Not exactly the sexiest of devices, I loved this little guy when I first got it. A gift from my uncle for helping him with some technical stuff at work, I used every part of the proverbial buffalo for years.

Class notes, scheduling, (delayed) emails… it was like night and day when compared with the flip phone I had before. That said, it wasn’t all sunshine and roses. Memory was at a premium, so a dead battery meant that my contacts, calendars, and everything else were lost until I could sync to my computer again, and since I couldn’t afford a wifi module or bluetooth dongle, the web browser was effectively useless.

But that wasn’t the point.

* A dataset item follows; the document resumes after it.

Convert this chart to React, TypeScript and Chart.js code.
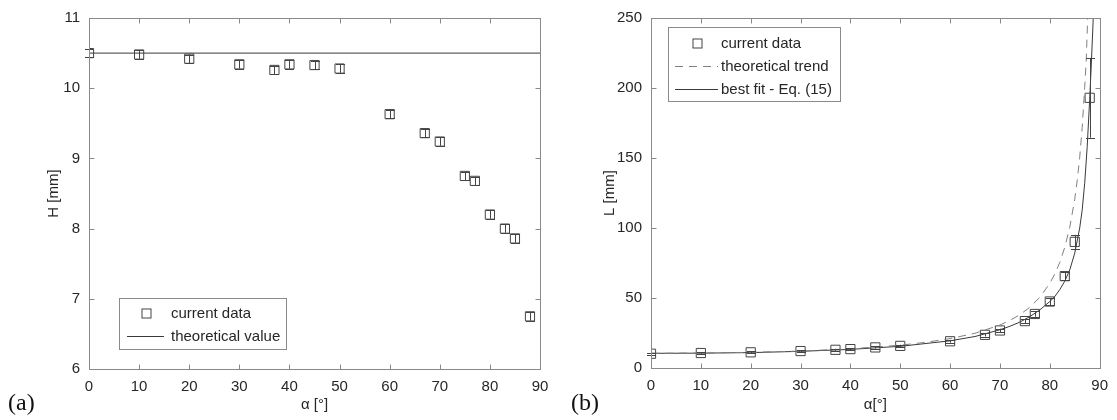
import React, { useEffect, useRef } from 'react';
import { Chart, registerables } from 'chart.js';
Chart.register(...registerables);

// ---------- data ----------
const alpha = [0, 10, 20, 30, 37, 40, 45, 50, 60, 67, 70, 75, 77, 80, 83, 85, 88];
const heightH = [10.5, 10.48, 10.42, 10.34, 10.26, 10.34, 10.33, 10.28, 9.63, 9.36, 9.24, 8.75, 8.68, 8.2, 8.0, 7.86, 6.75];
const heightErr = [0.06, 0.06, 0.06, 0.06, 0.06, 0.06, 0.06, 0.06, 0.06, 0.06, 0.06, 0.06, 0.06, 0.06, 0.06, 0.06, 0.06];
const theoryAlpha = [0, 90];
const theoryH = [10.5, 10.5];

const lengthL = [10.2, 10.7, 11.2, 12.1, 13.0, 13.5, 14.7, 15.8, 19.1, 23.7, 26.8, 33.5, 38.6, 47.5, 65.6, 90.1, 193];
const lengthErr = [0.6, 0.6, 0.6, 0.7, 0.7, 0.7, 0.8, 0.8, 1.0, 1.2, 1.3, 1.5, 2.0, 2.5, 3.0, 5.0, 28.5];

const trendAlpha = [0, 10, 20, 30, 40, 50, 55, 60, 65, 70, 72, 74, 76, 78, 80, 81, 82, 83, 84, 85, 85.5, 86, 86.5, 87, 87.3, 87.6];
const trendL = [10.5, 10.7, 11.2, 12.1, 13.7, 16.3, 18.3, 21.0, 24.8, 30.7, 34.0, 38.1, 43.4, 50.5, 60.5, 67.1, 75.4, 86.2, 100.5, 120.5, 134, 150.5, 172, 200.6, 219, 250.5];

const fitAlpha = [0, 10, 20, 30, 40, 50, 60, 65, 70, 72, 74, 76, 78, 80, 81, 82, 83, 84, 85, 86, 86.5, 87, 87.5, 88, 88.3, 88.6, 88.8];
const fitL = [10.5, 10.6, 11.0, 11.9, 13.3, 15.5, 19.4, 22.5, 27.3, 29.8, 32.8, 36.7, 41.5, 47.5, 51, 56, 62, 70, 82, 100, 113, 132, 158, 192, 215, 240, 258];

const xTicks = [0, 10, 20, 30, 40, 50, 60, 70, 80, 90];

// ---------- styles ----------
const FONT = "'Liberation Sans', Arial, sans-serif";
const TEXT = '#262626';
const AXIS = '#8a8a8a';
const MARK = '#444444';

const pts = (xs: number[], ys: number[]) => xs.map((x, i) => ({ x, y: ys[i] }));

type LegendEntry = { kind: 'marker' | 'line' | 'dash'; label: string };

function makePlugin(opts: {
  errX: number[]; errY: number[]; err: number[];
  legendBox: [number, number, number, number];
  legend: LegendEntry[]; rowY: number[]; sampleX: [number, number]; textX: number;
  panel: string; panelX: number;
}) {
  return {
    id: 'decor',
    afterDatasetsDraw(chart: any) {
      const { ctx, scales } = chart;
      const xs = scales.x, ys = scales.y;
      ctx.save();
      ctx.strokeStyle = MARK;
      ctx.lineWidth = 1;
      opts.errX.forEach((a, i) => {
        const px = Math.round(xs.getPixelForValue(a)) + 0.5;
        const y1 = ys.getPixelForValue(opts.errY[i] - opts.err[i]);
        const y2 = ys.getPixelForValue(opts.errY[i] + opts.err[i]);
        ctx.beginPath();
        ctx.moveTo(px, y1); ctx.lineTo(px, y2);
        ctx.moveTo(px - 4.5, Math.round(y1) + 0.5); ctx.lineTo(px + 4.5, Math.round(y1) + 0.5);
        ctx.moveTo(px - 4.5, Math.round(y2) + 0.5); ctx.lineTo(px + 4.5, Math.round(y2) + 0.5);
        ctx.stroke();
      });
      ctx.restore();
    },
    afterDraw(chart: any) {
      const { ctx, chartArea: ca, scales } = chart;
      ctx.save();
      // frame
      ctx.strokeStyle = AXIS;
      ctx.lineWidth = 1;
      const L = Math.round(ca.left) + 0.5, R = Math.round(ca.right) + 0.5;
      const T = Math.round(ca.top) + 0.5, B = Math.round(ca.bottom) + 0.5;
      ctx.strokeRect(L, T, R - L, B - T);
      ctx.beginPath();
      scales.x.ticks.forEach((t: any) => {
        const px = Math.round(scales.x.getPixelForValue(t.value)) + 0.5;
        ctx.moveTo(px, B); ctx.lineTo(px, B - 5);
        ctx.moveTo(px, T); ctx.lineTo(px, T + 5);
      });
      scales.y.ticks.forEach((t: any) => {
        const py = Math.round(scales.y.getPixelForValue(t.value)) + 0.5;
        ctx.moveTo(L, py); ctx.lineTo(L + 5, py);
        ctx.moveTo(R, py); ctx.lineTo(R - 5, py);
      });
      ctx.stroke();
      // legend
      const [bx1, by1, bx2, by2] = opts.legendBox;
      ctx.fillStyle = '#ffffff';
      ctx.fillRect(bx1, by1, bx2 - bx1, by2 - by1);
      ctx.strokeStyle = AXIS;
      ctx.strokeRect(bx1 + 0.5, by1 + 0.5, bx2 - bx1, by2 - by1);
      ctx.font = `15px ${FONT}`;
      ctx.textBaseline = 'middle';
      ctx.textAlign = 'left';
      opts.legend.forEach((e, i) => {
        const y = opts.rowY[i];
        const [sx1, sx2] = opts.sampleX;
        if (e.kind === 'marker') {
          ctx.strokeStyle = MARK;
          ctx.setLineDash([]);
          const cx = Math.round((sx1 + sx2) / 2) + 0.5;
          ctx.strokeRect(cx - 4.5, y - 4.5 + 0.5, 9, 9);
        } else {
          ctx.strokeStyle = e.kind === 'dash' ? '#808080' : '#3a3a3a';
          ctx.setLineDash(e.kind === 'dash' ? [8, 6] : []);
          ctx.beginPath();
          ctx.moveTo(sx1, y + 0.5); ctx.lineTo(sx2, y + 0.5);
          ctx.stroke();
          ctx.setLineDash([]);
        }
        ctx.fillStyle = TEXT;
        ctx.fillText(e.label, opts.textX, y + 1);
      });
      // panel label
      ctx.font = `24px 'Liberation Serif', 'Times New Roman', serif`;
      ctx.textBaseline = 'alphabetic';
      ctx.fillStyle = '#111';
      ctx.fillText(opts.panel, opts.panelX, 410);
      ctx.restore();
    },
  };
}

function axisCommon(min: number, max: number, step: number, title: string, isX: boolean, titlePad: number, size: number) {
  return {
    type: 'linear',
    min, max,
    afterFit: (s: any) => { if (isX) s.height = size; else s.width = size; },
    afterBuildTicks: isX ? (s: any) => { s.ticks = xTicks.map((v) => ({ value: v })); } : undefined,
    ticks: { stepSize: step, color: TEXT, font: { size: 15, family: FONT }, padding: 9, maxRotation: 0, autoSkip: false },
    grid: { display: false, drawTicks: false },
    border: { display: false },
    title: {
      display: true, text: title, color: TEXT, font: { size: 15, family: FONT },
      padding: isX ? { top: 0, bottom: titlePad } : { top: titlePad, bottom: 0 },
    },
  };
}

function PanelA() {
  const ref = useRef<HTMLCanvasElement>(null);
  useEffect(() => {
    const chart = new Chart(ref.current!, {
      type: 'scatter',
      data: {
        datasets: [
          {
            label: 'theoretical value', data: pts(theoryAlpha, theoryH), showLine: true,
            borderColor: '#3a3a3a', borderWidth: 1, pointRadius: 0,
          },
          {
            label: 'current data', data: pts(alpha, heightH), showLine: false,
            pointStyle: 'rect', pointRadius: 6.5, pointBorderWidth: 1,
            borderColor: MARK, backgroundColor: 'rgba(0,0,0,0)',
          },
        ],
      } as any,
      options: {
        animation: false, responsive: false,
        layout: { padding: { left: 0, right: 20, top: 15, bottom: 0 } },
        plugins: { legend: { display: false }, tooltip: { enabled: false } },
        scales: {
          x: axisCommon(0, 90, 10, 'α [°]', true, 6, 51),
          y: axisCommon(6, 11, 1, 'H [mm]', false, 45, 89),
        } as any,
      },
      plugins: [makePlugin({
        errX: alpha, errY: heightH, err: heightErr,
        legendBox: [119, 298, 286, 349],
        legend: [{ kind: 'marker', label: 'current data' }, { kind: 'line', label: 'theoretical value' }],
        rowY: [313, 336], sampleX: [127, 164], textX: 171,
        panel: '(a)', panelX: 8,
      })],
    });
    return () => chart.destroy();
  }, []);
  return <canvas ref={ref} width={560} height={420} style={{ position: 'absolute', left: 0, top: 0 }} />;
}

function PanelB() {
  const ref = useRef<HTMLCanvasElement>(null);
  useEffect(() => {
    const chart = new Chart(ref.current!, {
      type: 'scatter',
      data: {
        datasets: [
          {
            label: 'theoretical trend', data: pts(trendAlpha, trendL), showLine: true,
            borderColor: '#808080', borderWidth: 1, borderDash: [8, 6], pointRadius: 0,
          },
          {
            label: 'best fit - Eq. (15)', data: pts(fitAlpha, fitL), showLine: true,
            borderColor: '#3a3a3a', borderWidth: 1, pointRadius: 0,
          },
          {
            label: 'current data', data: pts(alpha, lengthL), showLine: false,
            pointStyle: 'rect', pointRadius: 6.5, pointBorderWidth: 1,
            borderColor: MARK, backgroundColor: 'rgba(0,0,0,0)',
          },
        ],
      } as any,
      options: {
        animation: false, responsive: false,
        layout: { padding: { left: 0, right: 12, top: 11, bottom: 0 } },
        plugins: { legend: { display: false }, tooltip: { enabled: false } },
        scales: {
          x: axisCommon(0, 90, 10, 'α[°]', true, 6, 52),
          y: axisCommon(0, 250, 50, 'L [mm]', false, 41, 91),
        } as any,
      },
      plugins: [makePlugin({
        errX: alpha, errY: lengthL, err: lengthErr,
        legendBox: [108, 27, 280, 101],
        legend: [
          { kind: 'marker', label: 'current data' },
          { kind: 'dash', label: 'theoretical trend' },
          { kind: 'line', label: 'best fit - Eq. (15)' },
        ],
        rowY: [43, 66, 89], sampleX: [115, 158], textX: 161,
        panel: '(b)', panelX: 11,
      })],
    });
    return () => chart.destroy();
  }, []);
  return <canvas ref={ref} width={557} height={420} style={{ position: 'absolute', left: 560, top: 0 }} />;
}

export default function App() {
  return (
    <div style={{ position: 'fixed', left: 0, top: 0, width: 1117, height: 420, background: '#fff' }}>
      <PanelA />
      <PanelB />
    </div>
  );
}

As a budding professional nerd, there was something magical about having a computer in my pocket. And as much as my friends teased me for having such a “huge phone,” I couldn’t care less. It felt like having a sneak preview of the future (a future where the phones were twice the size of my humble Pocket PC).

It’s been a few days now, and so far it gives me the same feels that it used to, but now I can appreciate the quirks more. Thanks to a collection of old dongles and wifi modules, I’ve got it on the internet (something that is impressively usable thanks to Opera Mini 5.1 and have it syncing with my old Windows XP laptop. Unlike my excursion into LineageOS, I actually have a plan for this thing…

I’m going to use it to manage my technostalgic experiments. The tasks list is great, and I can keep my notes in context (I’m even writing this on it). Most importantly, I can give it a purpose, which means it won’t be languishing in a box anymore.

Now all I have to do is get some email set up and get tapped into the retro computing scene with a little more gusto.